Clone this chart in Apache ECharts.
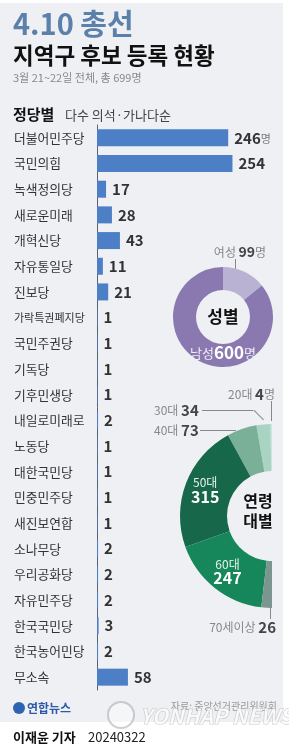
<!DOCTYPE html>
<html>
<head>
<meta charset="utf-8">
<script src="https://cdn.jsdelivr.net/npm/echarts@6/dist/echarts.min.js"></script>
<style>
  html, body { margin: 0; padding: 0; background: #fff; }
  #chart { width: 289px; height: 750px; }
</style>
</head>
<body>
<div id="chart"></div>
<script>
// 정당별 후보 수
var parties = ["더불어민주당", "국민의힘", "녹색정의당", "새로운미래", "개혁신당", "자유통일당", "진보당",
  "가락특권폐지당", "국민주권당", "기독당", "기후민생당", "내일로미래로", "노동당", "대한국민당",
  "민중민주당", "새진보연합", "소나무당", "우리공화당", "자유민주당", "한국국민당", "한국농어민당", "무소속"];
var partyCounts = [246, 254, 17, 28, 43, 11, 21, 1, 1, 1, 1, 2, 1, 1, 1, 1, 2, 2, 2, 3, 2, 58];

// 성별
var genders = ["여성", "남성"];
var genderCounts = [99, 600];

// 연령대별
var ages = ["20대", "30대", "40대", "50대", "60대", "70세이상"];
var ageCounts = [4, 34, 73, 315, 247, 26];

var FONT = '"Noto Sans CJK KR", "Noto Sans", sans-serif';

(function () {
    var myChart = echarts.init(document.getElementById("chart"));

    var genderColors = ["#bab2d3", "#8a79b0"];
    var ageColors = ["#c8e6da", "#a9d4c3", "#79b097", "#17684a", "#15875a", "#7a968f"];

    var ageTotal = ageCounts.reduce(function (a, b) { return a + b; }, 0);
    var ageData = ages.map(function (name, i) {
        var d = { name: name, value: ageCounts[i], itemStyle: { color: ageColors[i] } };
        if (name === "50대" || name === "60대") {
            d.label = { position: "inside" };
        }
        return d;
    });
    // 아래쪽 반원은 비워둠
    ageData.push({
        name: "", value: ageTotal,
        itemStyle: { color: "transparent" },
        label: { show: false },
        emphasis: { disabled: true }, tooltip: { show: false }
    });

    // 지시선 (얇은 사각형)
    function bar(x, y, w, h) {
        return { type: "rect", shape: { x: x, y: y, width: w, height: h }, style: { fill: "#888" } };
    }

    var option = {
        backgroundColor: "#fff",
        textStyle: { fontFamily: FONT },
        animation: false,
        grid: { left: 97, top: 125, width: 160, height: 565 },
        xAxis: { type: "value", min: 0, max: 300, show: false },
        yAxis: {
            type: "category",
            data: parties,
            inverse: true,
            axisLine: { lineStyle: { color: "#5a6272", width: 1 } },
            axisTick: { show: false },
            axisLabel: {
                align: "left", margin: 83,
                formatter: function (v) {
                    return v.length >= 7 ? "{s|" + v + "}" : "{n|" + v + "}";
                },
                rich: {
                    n: { fontSize: 12.8, color: "#333", fontFamily: FONT },
                    s: { fontSize: 11, color: "#333", fontFamily: FONT }
                }
            }
        },
        graphic: [
            { type: "rect", z: -10, shape: { x: 0, y: 3, width: 283, height: 719 }, style: { fill: "#eff0f3" } },
            { type: "text", x: 13, y: 24, style: { text: "4.10 총선", font: "bold 29px " + FONT, fill: "#5b80aa", verticalAlign: "middle" } },
            { type: "text", x: 13, y: 55, style: { text: "지역구 후보 등록 현황", font: "bold 22.5px " + FONT, fill: "#111", verticalAlign: "middle" } },
            { type: "text", x: 13, y: 78, style: { text: "3월 21~22일 전체, 총 699명", font: "11px " + FONT, fill: "#888", verticalAlign: "middle" } },
            { type: "text", x: 13, y: 114, style: { text: "정당별", font: "bold 15px " + FONT, fill: "#111", verticalAlign: "middle" } },
            { type: "text", x: 65, y: 115, style: { text: "다수 의석·가나다순", font: "13px " + FONT, fill: "#444", verticalAlign: "middle" } },
            { type: "text", x: 223, y: 317, style: { text: "성별", font: "bold 17px " + FONT, fill: "#111", align: "center", verticalAlign: "middle" } },
            { type: "text", x: 258, y: 511, style: { text: "연령\n대별", font: "bold 16px " + FONT, fill: "#111", align: "center", verticalAlign: "middle", lineHeight: 20 } },
            bar(235, 259, 1, 15),
            bar(271, 401, 1, 20),
            bar(202, 410, 51, 1),
            { type: "polygon", shape: { points: [[253, 410], [254.4, 410], [264.4, 420], [263, 420]] }, style: { fill: "#888" } },
            bar(200, 430, 36, 1),
            bar(270, 607, 1, 12),
            // 로고
            { type: "circle", shape: { cx: 19, cy: 708, r: 6 }, style: { fill: "#2d62b5" } },
            { type: "text", x: 27, y: 708, style: { text: "연합뉴스", font: "bold 12px " + FONT, fill: "#2d5aa8", verticalAlign: "middle" } },
            { type: "text", x: 277, y: 706, style: { text: "자료: 중앙선거관리위원회", font: "10px " + FONT, fill: "#999", align: "right", verticalAlign: "middle" } },
            { type: "circle", shape: { cx: 121, cy: 715, r: 13 }, style: { fill: "rgba(255,255,255,0.4)", stroke: "rgba(160,160,160,0.5)", lineWidth: 2 } },
            { type: "text", x: 140, y: 716, style: { text: "YONHAP NEWS", font: "italic bold 21px " + FONT, fill: "rgba(255,255,255,0.7)", stroke: "rgba(160,160,160,0.5)", lineWidth: 1, verticalAlign: "middle" } },
            { type: "text", x: 13, y: 737, style: { text: "이재윤 기자", font: "bold 13px " + FONT, fill: "#111", verticalAlign: "middle" } },
            { type: "text", x: 88, y: 737, style: { text: "20240322", font: "13px " + FONT, fill: "#222", verticalAlign: "middle" } }
        ],
        series: [
            {
                type: "bar",
                data: partyCounts,
                barWidth: 17,
                itemStyle: { color: "#4d7fc7" },
                label: {
                    show: true,
                    position: "right",
                    distance: 6,
                    formatter: function (p) {
                        return p.dataIndex === 0 ? "{v|" + p.value + "}{u|명}" : "{v|" + p.value + "}";
                    },
                    rich: {
                        v: { fontSize: 15, fontWeight: "bold", color: "#333", fontFamily: FONT },
                        u: { fontSize: 11, color: "#777", fontFamily: FONT, padding: [2, 0, 0, 0] }
                    }
                }
            },
            {
                type: "pie",
                center: [223, 317],
                radius: [27, 50],
                startAngle: 90,
                silent: true,
                data: genders.map(function (name, i) {
                    return { name: name, value: genderCounts[i], itemStyle: { color: genderColors[i] } };
                }),
                label: {
                    show: true,
                    overflow: "none",
                    formatter: function (p) {
                        return p.dataIndex === 0 ? "{g|" + p.name + " }{n|" + p.value + "}{g|명}"
                            : "{w|" + p.name + "}{wn|" + p.value + "}{w|명}";
                    },
                    rich: {
                        g: { fontSize: 12, color: "#888", fontFamily: FONT },
                        n: { fontSize: 14, fontWeight: "bold", color: "#444", fontFamily: FONT },
                        w: { fontSize: 13, color: "#f0ecf7", fontFamily: FONT },
                        wn: { fontSize: 17, fontWeight: "bold", color: "#fff", fontFamily: FONT }
                    }
                },
                labelLine: { show: false },
                labelLayout: function (p) {
                    if (p.dataIndex === 0) {
                        return { x: 240, y: 252, align: "center", verticalAlign: "middle" };
                    }
                    return { x: 223, y: 353, align: "center", verticalAlign: "middle" };
                }
            },
            {
                type: "pie",
                center: [272, 516],
                radius: [45, 92],
                startAngle: 90,
                clockwise: false,
                silent: true,
                data: ageData,
                label: {
                    show: true,
                    overflow: "none",
                    formatter: function (p) {
                        if (p.name === "50대" || p.name === "60대") {
                            return "{iw|" + p.name + "}\n{ib|" + p.value + "}";
                        }
                        return "{g|" + p.name + " }{n|" + p.value + "}" + (p.dataIndex === 0 ? "{g|명}" : "");
                    },
                    rich: {
                        g: { fontSize: 12, color: "#888", fontFamily: FONT },
                        n: { fontSize: 15, fontWeight: "bold", color: "#444", fontFamily: FONT },
                        iw: { fontSize: 12, color: "#e6f2ec", fontFamily: FONT, align: "center" },
                        ib: { fontSize: 16, fontWeight: "bold", color: "#fff", fontFamily: FONT, align: "center" }
                    }
                },
                labelLine: { show: false },
                labelLayout: function (p) {
                    switch (p.dataIndex) {
                        case 0:
                            return { x: 275, y: 394, align: "right", verticalAlign: "middle" };
                        case 1:
                            return { x: 154, y: 410, align: "left", verticalAlign: "middle" };
                        case 2:
                            return { x: 154, y: 430, align: "left", verticalAlign: "middle" };
                        case 5:
                            return { x: 276, y: 627, align: "right", verticalAlign: "middle" };
                    }
                    return {};
                }
            }
        ]
    };
    myChart.setOption(option);
})();
</script>
</body>
</html>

Direction: Print the data above verbatim from the first line through the line holding "var ageCounts = [4, 34, 73, 315, 247, 26];", leaving every picture out.

Full output:
Clone this chart in Apache ECharts.
<!DOCTYPE html>
<html>
<head>
<meta charset="utf-8">
<script src="https://cdn.jsdelivr.net/npm/echarts@6/dist/echarts.min.js"></script>
<style>
  html, body { margin: 0; padding: 0; background: #fff; }
  #chart { width: 289px; height: 750px; }
</style>
</head>
<body>
<div id="chart"></div>
<script>
// 정당별 후보 수
var parties = ["더불어민주당", "국민의힘", "녹색정의당", "새로운미래", "개혁신당", "자유통일당", "진보당",
  "가락특권폐지당", "국민주권당", "기독당", "기후민생당", "내일로미래로", "노동당", "대한국민당",
  "민중민주당", "새진보연합", "소나무당", "우리공화당", "자유민주당", "한국국민당", "한국농어민당", "무소속"];
var partyCounts = [246, 254, 17, 28, 43, 11, 21, 1, 1, 1, 1, 2, 1, 1, 1, 1, 2, 2, 2, 3, 2, 58];

// 성별
var genders = ["여성", "남성"];
var genderCounts = [99, 600];

// 연령대별
var ages = ["20대", "30대", "40대", "50대", "60대", "70세이상"];
var ageCounts = [4, 34, 73, 315, 247, 26];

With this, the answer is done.